Anche Platone descrive la catastrofe nel Timeo per bocca di Crizia:
"Dopo che in seguito, però, avvennero terribili terremoti e diluvi, trascorsi un solo giorno e una sola notte tremendi, tutto il vostro esercito sprofondò insieme nella terra e allo stesso modo l'isola di Atlantide scomparve sprofondando nel mare: perciò anche adesso quella parte di mare è impraticabile e inesplorata, poiché lo impedisce l'enorme deposito di fango che che vi è sul fondo formato dall'isola quando si adagiò sul fondale".
In Egitto, si conservarono e tramandarono i testi delle antiche conoscenze del continente sommerso. I Greci non erano che bambini in quanto a memoria storica rispetto ai sacerdoti egizi che detenevano le cronache di suddetti avvenimenti.
Dal canto suo Ruzo ci dice che in particolari luoghi del pianeta, pochi eletti, scelti per il proseguo della specie, si salvarono e custodirono il sapere antico rifugiandosi nel cuore delle enormi montagne, in caverne naturali allestite per il cataclisma imminente.
Fu quando scoprì le prime sculture sulle montagne del Perù su un altopiano a 4 mila metri di altezza verso la fine degli anni ’50, che capì di aver trovato i resti di un antica civilizzazione esistita prima del diluvio.
Passò la sua vita a studiare questi luoghi sparsi per il mondo e dopo anni di ricerche giunse alla conclusione che le opere servissero a creare un piano segreto costituito da figure, segni e simboli che se decifrati, indicavano l’entrata alle caverne in cui sopravvisse la specie umana.
L’umanità antecedente si è rifugiata in caverne di pietra nate durante la formazione geologica delle montagne.
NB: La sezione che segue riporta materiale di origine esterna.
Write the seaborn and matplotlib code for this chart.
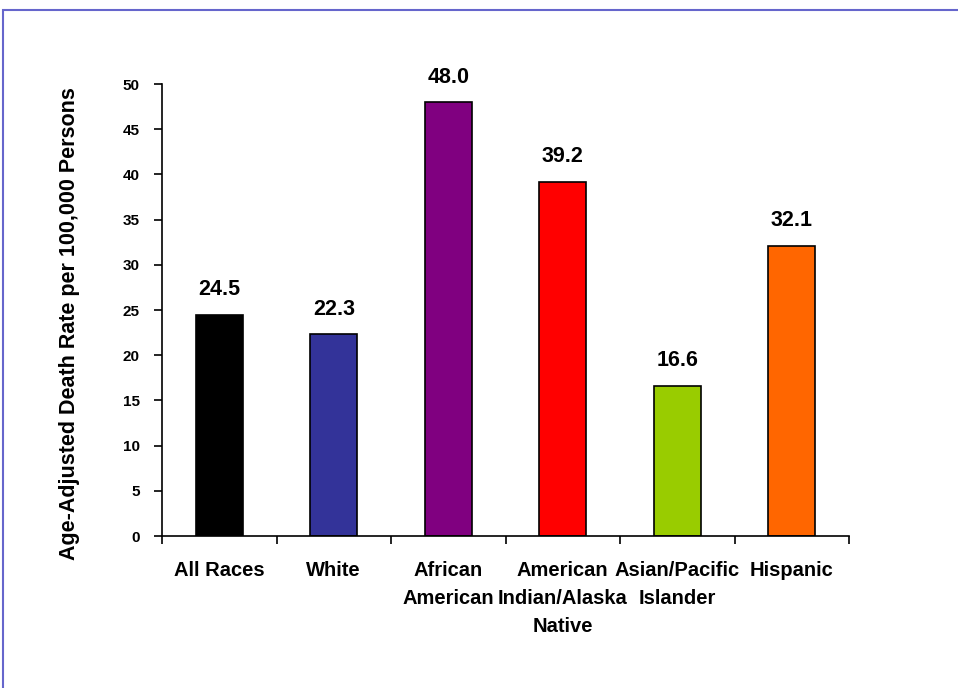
import numpy as np
import pandas as pd
import matplotlib
matplotlib.use("Agg")
import matplotlib.pyplot as plt
from matplotlib.patches import Rectangle
import seaborn as sns

# Data
categories = ["All Races", "White", "African\nAmerican", "American\nIndian/Alaska\nNative",
              "Asian/Pacific\nIslander", "Hispanic"]
rates = [24.5, 22.3, 48.0, 39.2, 16.6, 32.1]
bar_colors = ["#000000", "#333399", "#800080", "#FF0000", "#99CC00", "#FF6600"]
y_ticks = [0, 5, 10, 15, 20, 25, 30, 35, 40, 45, 50]

df = pd.DataFrame({"group": categories, "rate": rates})

sns.set_style("white")
plt.rcParams['font.family'] = ['Liberation Sans', 'DejaVu Sans']
plt.rcParams['text.color'] = 'black'
plt.rcParams['xtick.color'] = 'black'
plt.rcParams['ytick.color'] = 'black'
plt.rcParams['axes.labelcolor'] = 'black'

fig = plt.figure(figsize=(9.58, 6.88), dpi=100)
ax = fig.add_axes([162 / 958, 1 - 536 / 688, (849 - 162) / 958, (536 - 84) / 688])

sns.barplot(data=df, x="group", y="rate", hue="group", palette=bar_colors,
            legend=False, width=0.41, saturation=1, edgecolor="black",
            linewidth=1.2, ax=ax)

# Value labels
for i, v in enumerate(rates):
    ax.text(i, v + 1.6, f"{v:.1f}", ha="center", va="bottom",
            fontsize=15.5, fontweight="bold")

ax.set_xlim(-0.5, 5.5)
ax.set_ylim(0, 50)
ax.set_yticks(y_ticks)
ax.set_yticklabels([str(t) for t in y_ticks], fontsize=11, fontweight="bold")

# tick marks between categories, labels at the centers
ax.set_xticks(np.arange(-0.5, 6, 1))
ax.set_xticklabels([])
ax.set_xticks(range(len(categories)), minor=True)
ax.set_xticklabels(categories, minor=True, fontsize=14.5, fontweight="bold",
                   linespacing=1.6)
ax.tick_params(axis="x", which="minor", length=0, pad=18)
ax.tick_params(axis="x", which="major", length=6, width=1.2, direction="out", bottom=True)
ax.tick_params(axis="y", length=6, width=1.2, direction="out", left=True, pad=10)

ax.set_xlabel("")
ax.set_ylabel("Age-Adjusted Death Rate per 100,000 Persons", fontsize=15.5,
              fontweight="bold")
ax.yaxis.set_label_coords(-0.12, 0.47)

for side in ["top", "right"]:
    ax.spines[side].set_visible(False)
for side in ["left", "bottom"]:
    ax.spines[side].set_color("black")
    ax.spines[side].set_linewidth(1.2)

# outer frame
fig.patches.append(Rectangle((3 / 958, -0.1), 1.2, 1 - 10 / 688 + 0.1,
                             transform=fig.transFigure, fill=False,
                             edgecolor="#6666CC", linewidth=1.5))

fig.savefig("out.png", dpi=100)
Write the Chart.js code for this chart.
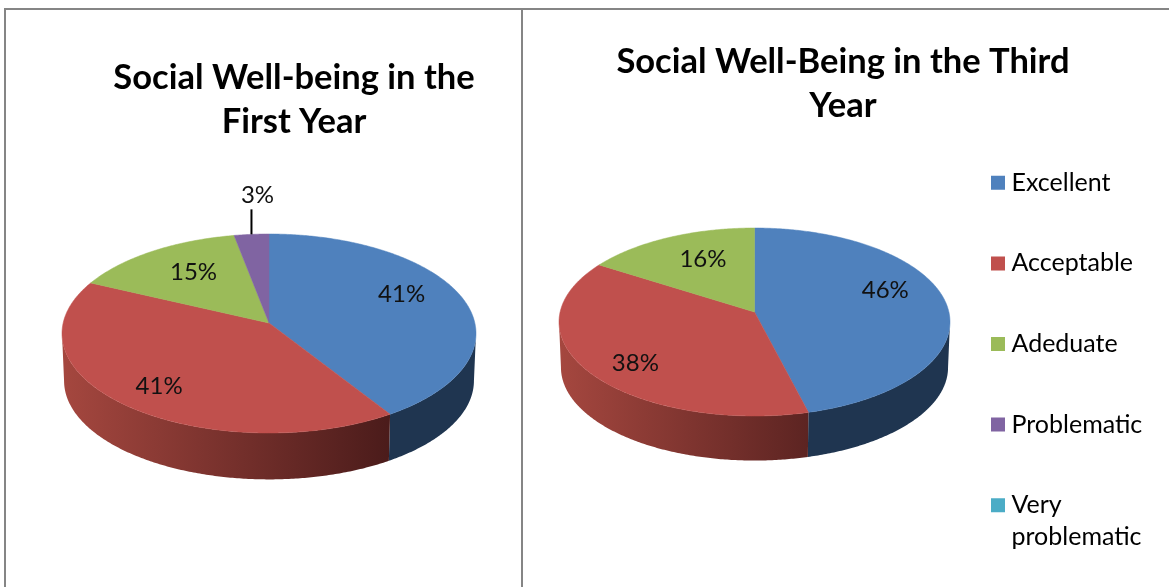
<!DOCTYPE html>
<html>
<head>
<meta charset="utf-8">
<title>Social Well-being</title>
<script src="https://cdn.jsdelivr.net/npm/chart.js@4/dist/chart.umd.min.js"></script>
<style>
  html, body { margin: 0; padding: 0; background: #fff; overflow: hidden; }
  #page { position: relative; width: 1169px; height: 587px; overflow: hidden; }
  canvas { position: absolute; top: 0; }
  #firstYear { left: 0; }
  #thirdYear { left: 524px; }
  .rule { position: absolute; background: #858585; }
</style>
</head>
<body>
<div id="page">
  <canvas id="firstYear" width="522" height="587"></canvas>
  <canvas id="thirdYear" width="645" height="587"></canvas>
  <div class="rule" style="left:4px;top:8px;width:1165px;height:2px"></div>
  <div class="rule" style="left:4px;top:8px;width:2px;height:579px"></div>
  <div class="rule" style="left:521px;top:8px;width:2px;height:579px"></div>
</div>
<script>
const categories = ['Excellent', 'Acceptable', 'Adeduate', 'Problematic', 'Very problematic'];
const legendLabels = ['Excellent', 'Acceptable', 'Adeduate', 'Problematic', ['Very', 'problematic']];
const firstYearValues = [41, 41, 15, 3, 0];
const thirdYearValues = [46, 38, 16, 0, 0];
const firstYearTitle = ['Social Well-being in the', 'First Year'];
const thirdYearTitle = ['Social Well-Being in the Third', 'Year'];

const SLICE_COLORS = ['#4F81BD', '#C0504D', '#9BBB59', '#8064A2', '#4BACC6'];
// Wall shading runs left to right over the width of the pie
const WALL_LEFT = ['#1F3550', '#A5473F', '#5F7235', '#4D3C62', '#2D6A7A'];
const WALL_RIGHT = ['#1F3550', '#331011', '#333D1C', '#2A2136', '#183A43'];
const FONT = 'Lato, Carlito, Calibri, sans-serif';

/**
 * Tilted pie with a side wall. The top face is a circle under a
 * perspective projection, so the hub sits above the middle of the ellipse.
 */
const pie3d = {
  id: 'pie3d',

  // Title and legend sit at fixed spots, away from the chart area
  afterLayout(chart, args, opts) {
    const title = chart.titleBlock;
    const lineHeight = Chart.helpers.toFont(title.options.font).lineHeight;
    title.left = opts.titleX - 320;
    title.right = opts.titleX + 320;
    title.top = opts.titleY - lineHeight / 2;

    if (chart.legend && chart.legend.options.display) {
      const pad = chart.legend.options.labels.padding;
      chart.legend.left = opts.legendX - pad;
      chart.legend.right = chart.width + 100;
      chart.legend.top = opts.legendY - pad;
      chart.legend.bottom = chart.height + 200;
    }
  },

  beforeDatasetsDraw(chart, args, opts) {
    const ctx = chart.ctx;
    const arcs = chart.getDatasetMeta(0).data;
    const values = chart.data.datasets[0].data;

    const above = opts.hubY - opts.top;
    const below = opts.bottom - opts.hubY;
    const k = (below - above) / (below + above);
    const spanY = above * (1 + k);
    const spanX = opts.halfWidth * Math.sqrt(1 - k * k);
    // Angle where the rim is at its widest, the wall starts there
    const widest = Math.asin(k);

    const project = (angle, frac = 1, shrink = 1, drop = 0) => {
      const px = Math.cos(angle) * frac;
      const py = Math.sin(angle) * frac;
      const w = 1 - k * py;
      return {
        x: opts.hubX + (shrink * spanX * px) / w,
        y: opts.hubY + drop + (shrink * spanY * py) / w,
      };
    };

    const trace = (from, to, shrink, drop, first) => {
      const steps = Math.max(2, Math.ceil(Math.abs(to - from) / 0.01));
      for (let i = 0; i <= steps; i++) {
        const p = project(from + ((to - from) * i) / steps, 1, shrink, drop);
        if (first && i === 0) ctx.moveTo(p.x, p.y);
        else ctx.lineTo(p.x, p.y);
      }
    };

    ctx.save();

    // Side walls, only the front half can be seen
    arcs.forEach((arc, i) => {
      const from = Math.max(arc.startAngle, widest);
      const to = Math.min(arc.endAngle, Math.PI - widest);
      if (values[i] === 0 || to <= from) return;
      const grad = ctx.createLinearGradient(opts.hubX - opts.halfWidth, 0, opts.hubX + opts.halfWidth, 0);
      grad.addColorStop(0, WALL_LEFT[i]);
      grad.addColorStop(1, WALL_RIGHT[i]);
      ctx.beginPath();
      trace(from, to, 1, 0, true);
      trace(to, from, opts.wallShrink, opts.depth, false);
      ctx.closePath();
      ctx.fillStyle = grad;
      ctx.fill();
    });

    // Top face
    arcs.forEach((arc, i) => {
      if (values[i] === 0) return;
      ctx.beginPath();
      ctx.moveTo(opts.hubX, opts.hubY);
      trace(arc.startAngle, arc.endAngle, 1, 0, false);
      ctx.closePath();
      ctx.fillStyle = SLICE_COLORS[i];
      ctx.strokeStyle = SLICE_COLORS[i];
      ctx.lineWidth = 0.5;
      ctx.fill();
      ctx.stroke();
    });

    // Percentage labels, small slices get a leader line
    ctx.font = `24px ${FONT}`;
    ctx.textAlign = 'center';
    ctx.textBaseline = 'middle';
    arcs.forEach((arc, i) => {
      if (values[i] === 0) return;
      const mid = (arc.startAngle + arc.endAngle) / 2;
      const frac = opts.labelRadius[i];
      const p = project(mid, frac);
      if (frac >= 1) {
        ctx.beginPath();
        ctx.moveTo(p.x, p.y);
        ctx.lineTo(p.x, p.y - opts.leader);
        ctx.strokeStyle = '#000';
        ctx.lineWidth = 2;
        ctx.stroke();
      }
      ctx.fillStyle = '#111';
      ctx.fillText(`${values[i]}%`, p.x + opts.labelShift[i][0], p.y + opts.labelShift[i][1]);
    });

    ctx.restore();
    return false;
  },
};

function makeChart(id, title, values, pieOptions, showLegend) {
  return new Chart(document.getElementById(id), {
    type: 'pie',
    data: {
      labels: categories,
      datasets: [{ data: values, backgroundColor: SLICE_COLORS, borderWidth: 0 }],
    },
    plugins: [pie3d],
    options: {
      responsive: false,
      animation: false,
      plugins: {
        pie3d: pieOptions,
        tooltip: { enabled: false },
        title: {
          display: true,
          text: title,
          color: '#000',
          padding: 0,
          font: { family: FONT, size: 34.5, weight: 'bold', lineHeight: 44 / 34.5 },
        },
        legend: {
          display: showLegend,
          position: 'right',
          align: 'start',
          labels: {
            color: '#1a1a1a',
            padding: 55.6,
            boxWidth: 2,
            boxHeight: 2,
            font: { family: FONT, size: 25, lineHeight: 32 / 25 },
            generateLabels: () =>
              legendLabels.map((text, i) => ({
                text,
                index: i,
                hidden: false,
                fillStyle: SLICE_COLORS[i],
                strokeStyle: SLICE_COLORS[i],
                lineWidth: 12,
                lineJoin: 'miter',
              })),
          },
        },
      },
    },
  });
}

makeChart('firstYear', firstYearTitle, firstYearValues, {
  hubX: 269, hubY: 323, top: 234, bottom: 433, halfWidth: 207,
  depth: 47.5, wallShrink: 0.99, leader: 25,
  titleX: 294, titleY: 78, legendX: 0, legendY: 0,
  labelRadius: [0.7, 0.7, 0.7, 1, 0.7],
  labelShift: [[-3, -10], [-9, 9], [8, 1], [6, -39], [0, 0]],
}, false);

makeChart('thirdYear', thirdYearTitle, thirdYearValues, {
  hubX: 230.5, hubY: 312, top: 228, bottom: 416, halfWidth: 195.5,
  depth: 45.6, wallShrink: 0.99, leader: 25,
  titleX: 319, titleY: 62, legendX: 473, legendY: 170.3,
  labelRadius: [0.7, 0.7, 0.7, 0.7, 0.7],
  labelShift: [[-3, -14], [-4, 11], [10, 1], [0, 0], [0, 0]],
}, true);
</script>
</body>
</html>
Gli antichi sapevano che nella storia dell’umanità la civiltà è stata distrutta ed è risorta più volte. E tutte le volte ha dovuto ricominciare da capo perché ogni cosa era andata perduta.
Quando ho deciso di seguire le ricerche di Daniel Ruzo e ho cominciato a conoscere “il Valle de Tepoztlàn” sono venuto a sapere che qua le montagne sono percorse da enormi caverne ancora inesplorate, lunghe svariati chilometri. Durante il Miocene, un’enorme eruzione proveniente dalla cintura vulcanica centrale del Messico, sprigionò milioni di tonnellate di magma che ricoprirono tutta la zona.
Questo mare incandescente riversatosi nelle valli , racchiuse enormi bolle di aria che si trasformarono in cunicoli ed immensi spazi sotterranei quando la lava fu solidificata. Chi si è azzardato ad esplorare questi luoghi spesso non è più tornato. Si racconta che sia possibile arrivare alla capitale lungo tunnel naturali che passano sotto le montagne per centinaia di chilometri.
Durante una corsa in taxi, il tassista mi ha raccontato che suo nonno, camminando per la montagna aveva trovato un’entrata nella roccia, che portava ad un tunnel sotterraneo mai esplorato.